Using records from a nationwide Taiwanese database, researchers investigated the risk of stroke in TBI patients during a 5-year period. The records included 23,199 adult TBI patients who received ambulatory or hospital care between 2001 and 2003. The comparison group comprised 69,597 non-traumatic brain injury patients. The average age of all patients was 42, and 54% were male.
During the 3 months after injury, 2.91% of TBI patients suffered a stroke compared with only 0.30% of those with non-traumatic brain injury—a tenfold difference.
Stroke risk in patients with traumatic brain injury decreased gradually over time, researchers said:
- After 1 year, the risk was about 4.6 times greater for patients who suffered a traumatic brain injury than for those who had not.
- After 5 years, the risk was 2.3 times greater for traumatic brain injury patients.
During the first 3 months, those with skull bone fractures were 20 times more likely to have a stroke than patients without skull bone fractures. The risk decreased over time.

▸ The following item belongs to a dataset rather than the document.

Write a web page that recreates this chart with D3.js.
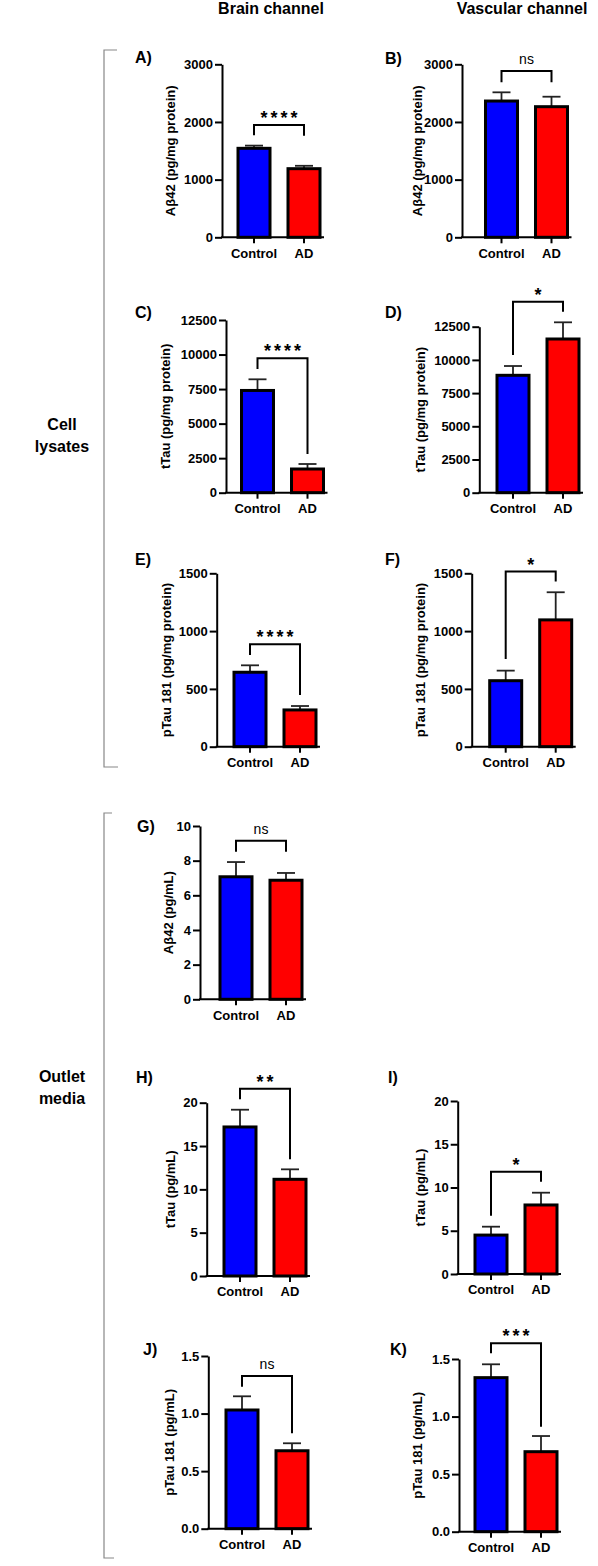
<!DOCTYPE html>
<html><head><meta charset="utf-8">
<script src="https://cdn.jsdelivr.net/npm/d3@7"></script>
<style>
html,body{margin:0;padding:0;background:#fff;}
svg text{font-family:"Liberation Sans",Arial,sans-serif;}
</style></head>
<body>
<svg id="chart" width="598" height="1566"></svg>
<script>
// ---------- DATA ----------
const categories = ["Control", "AD"];
const panelIds = ["A","B","C","D","E","F","G","H","I","J","K"];
const yLabels = [
  "Aβ42 (pg/mg protein)","Aβ42 (pg/mg protein)",
  "tTau (pg/mg protein)","tTau (pg/mg protein)",
  "pTau 181 (pg/mg protein)","pTau 181 (pg/mg protein)",
  "Aβ42 (pg/mL)",
  "tTau (pg/mL)","tTau (pg/mL)",
  "pTau 181 (pg/mL)","pTau 181 (pg/mL)"
];
const yMax     = [3000,3000,12500,12500,1500,1500,10,20,20,1.5,1.5];
const yStep    = [1000,1000,2500,2500,500,500,2,5,5,0.5,0.5];
const tickFmt  = ["d","d","d","d","d","d","d","d","d",".1f",".1f"];
const controlMean = [1543,2363,7400,8840,644,571,7.07,17.2,4.5,1.031,1.338];
const controlUpper = [1590,2514,8207,9540,704,658,7.92,19.19,5.47,1.15,1.454];
const adMean = [1190,2265,1715,11574,318,1097,6.87,11.16,7.98,0.677,0.695];
const adUpper = [1240,2438,2077,12830,352,1336,7.29,12.31,9.40,0.742,0.831];
const sigLabels = ["****","ns","****","*","****","*","ns","**","*","ns","***"];
const bracketTop = [1947,2883,9727,14383,886,1515,9.15,21.6,11.83,1.326,1.636];
const bracketLeftEnd = [1770,2688,8953,10370,794,759,8.52,20.4,6.74,1.233,1.549];
const bracketRightEnd = [1760,2688,2800,13630,447,1428,8.52,13.47,10.67,0.829,0.912];
const columnHeaders = ["Brain channel","Vascular channel"];
const groupLabels = [["Cell","lysates"],["Outlet","media"]];

// ---------- LAYOUT ----------
const layout = {
  A:{ax:222,top:64.3,bot:237.3,off:32,lx:135,ly:63,yl:172},
  B:{ax:462,top:64.3,bot:237.3,off:39.5,lx:385,ly:64,yl:419},
  C:{ax:226,top:320,bot:492.7,off:31.5,lx:135,ly:318,yl:167},
  D:{ax:479.3,top:326.7,bot:492.7,off:33.7,lx:385,ly:318,yl:422},
  E:{ax:216.7,top:573.3,bot:746.7,off:33.3,lx:135,ly:565,yl:168},
  F:{ax:471.7,top:573.3,bot:746.7,off:34,lx:385,ly:565,yl:422},
  G:{ax:200,top:826,bot:999.3,off:36,lx:137,ly:832,yl:170},
  H:{ax:206.7,top:1102.7,bot:1276,off:33.3,lx:136,ly:1083,yl:172},
  I:{ax:457.7,top:1101,bot:1274,off:33.3,lx:388,ly:1083,yl:422},
  J:{ax:208.3,top:1356,bot:1528.7,off:33.7,lx:143,ly:1355,yl:171},
  K:{ax:459,top:1359,bot:1531.7,off:32,lx:390,ly:1355,yl:419}
};
const colors = {Control:"#0000ff", AD:"#ff0000"};

const svg = d3.select("#chart");

// headers
svg.append("text").attr("x",271).attr("y",14).attr("text-anchor","middle")
  .attr("font-size",16).attr("font-weight","bold").text(columnHeaders[0]);
svg.append("text").attr("x",522).attr("y",14).attr("text-anchor","middle")
  .attr("font-size",16).attr("font-weight","bold").text(columnHeaders[1]);

// group labels
const gl = [{cx:62,y:430,lines:groupLabels[0]},{cx:62,y:1082,lines:groupLabels[1]}];
gl.forEach(g=>{
  g.lines.forEach((t,i)=>{
    svg.append("text").attr("x",g.cx).attr("y",g.y+i*22).attr("text-anchor","middle")
      .attr("font-size",16).attr("font-weight","bold").text(t);
  });
});

// brackets (gray)
function sideBracket(x,y1,y2,w1,w2){
  svg.append("path").attr("d",`M${x+w1},${y1}H${x}V${y2}H${x+w2}`)
    .attr("fill","none").attr("stroke","#888").attr("stroke-width",1.2);
}
sideBracket(104,50,767,13,14);
sideBracket(104,813,1558,8,10);

panelIds.forEach((id,i)=>{
  const L = layout[id];
  const g = svg.append("g");
  const y = d3.scaleLinear().domain([0,yMax[i]]).range([L.bot,L.top]);
  const c0 = L.ax + L.off;
  const x = d3.scaleBand().domain(categories)
    .range([c0-25, c0+75]).paddingInner(0.36).paddingOuter(0.18);
  const bw = x.bandwidth();
  const cx = k => x(k)+bw/2;

  // error bars (upper only)
  const means = [controlMean[i], adMean[i]];
  const uppers = [controlUpper[i], adUpper[i]];
  categories.forEach((k,j)=>{
    g.append("line").attr("x1",cx(k)).attr("x2",cx(k))
      .attr("y1",y(means[j])).attr("y2",y(uppers[j]))
      .attr("stroke","#222").attr("stroke-width",1.8);
    g.append("line").attr("x1",cx(k)-9).attr("x2",cx(k)+9)
      .attr("y1",y(uppers[j])).attr("y2",y(uppers[j]))
      .attr("stroke","#222").attr("stroke-width",1.8);
  });
  // bars
  g.selectAll("rect.bar").data(categories).join("rect")
    .attr("x",k=>x(k)).attr("width",bw)
    .attr("y",(k,j)=>y(means[j])).attr("height",(k,j)=>L.bot-y(means[j]))
    .attr("fill",k=>colors[k]).attr("stroke","#000").attr("stroke-width",3);

  // y axis
  const ticks = d3.range(0, yMax[i]+yStep[i]/2, yStep[i]);
  const yAxis = d3.axisLeft(y).tickValues(ticks).tickSize(7).tickSizeOuter(0)
    .tickFormat(d3.format(tickFmt[i]));
  const ya = g.append("g").attr("transform",`translate(${L.ax},0)`).call(yAxis);
  ya.select(".domain").attr("stroke","#000").attr("stroke-width",2);
  ya.selectAll(".tick line").attr("stroke","#000").attr("stroke-width",2);
  ya.selectAll(".tick text").attr("font-size",13).attr("font-weight","bold")
    .attr("fill","#000").attr("x",-9).attr("font-family","Liberation Sans, Arial, sans-serif");

  // x axis
  const xAxis = d3.axisBottom(x).tickSize(6).tickSizeOuter(0);
  const xa = g.append("g").attr("transform",`translate(0,${L.bot})`).call(xAxis);
  xa.select(".domain").remove();
  g.append("line").attr("x1",L.ax-1).attr("x2",x("AD")+bw+4)
    .attr("y1",L.bot).attr("y2",L.bot).attr("stroke","#000").attr("stroke-width",2);
  xa.selectAll(".tick line").attr("stroke","#000").attr("stroke-width",2);
  xa.selectAll(".tick text").attr("font-size",13).attr("font-weight","bold")
    .attr("fill","#000").attr("y",11).attr("font-family","Liberation Sans, Arial, sans-serif");

  // y label
  g.append("text").attr("transform",`translate(${L.yl},${(L.top+L.bot)/2}) rotate(-90)`)
    .attr("text-anchor","middle").attr("dominant-baseline","middle")
    .attr("font-size",13).attr("font-weight","bold").text(yLabels[i]);

  // panel letter
  g.append("text").attr("x",L.lx).attr("y",L.ly).attr("font-size",16)
    .attr("font-weight","bold").text(id+")");

  // significance bracket
  const bx1 = cx("Control"), bx2 = cx("AD");
  g.append("path")
    .attr("d",`M${bx1},${y(bracketLeftEnd[i])}V${y(bracketTop[i])}H${bx2}V${y(bracketRightEnd[i])}`)
    .attr("fill","none").attr("stroke","#000").attr("stroke-width",2);
  const isNs = sigLabels[i]==="ns";
  g.append("text").attr("x",(bx1+bx2)/2 + (isNs?0:1.5))
    .attr("y",y(bracketTop[i]) - (isNs?7:1))
    .attr("text-anchor","middle")
    .attr("font-size",isNs?14:18)
    .attr("font-weight",isNs?"normal":"bold")
    .attr("letter-spacing",isNs?0:3)
    .text(sigLabels[i]);
});
</script>
</body></html>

The risk of subarachnoid hemorrhage and intracerebral hemorrhage increased significantly in patients with TBI versus non-traumatic brain injury patients.
Early neuroimaging examinations—such as MRI—and intensive medical monitoring, support and intervention should be required following a traumatic brain injury, especially during the first few months and years, Lin said.
"Our study leads the way in identifying stroke as an additional neurological problem that may arise following traumatic brain injury," Lin said.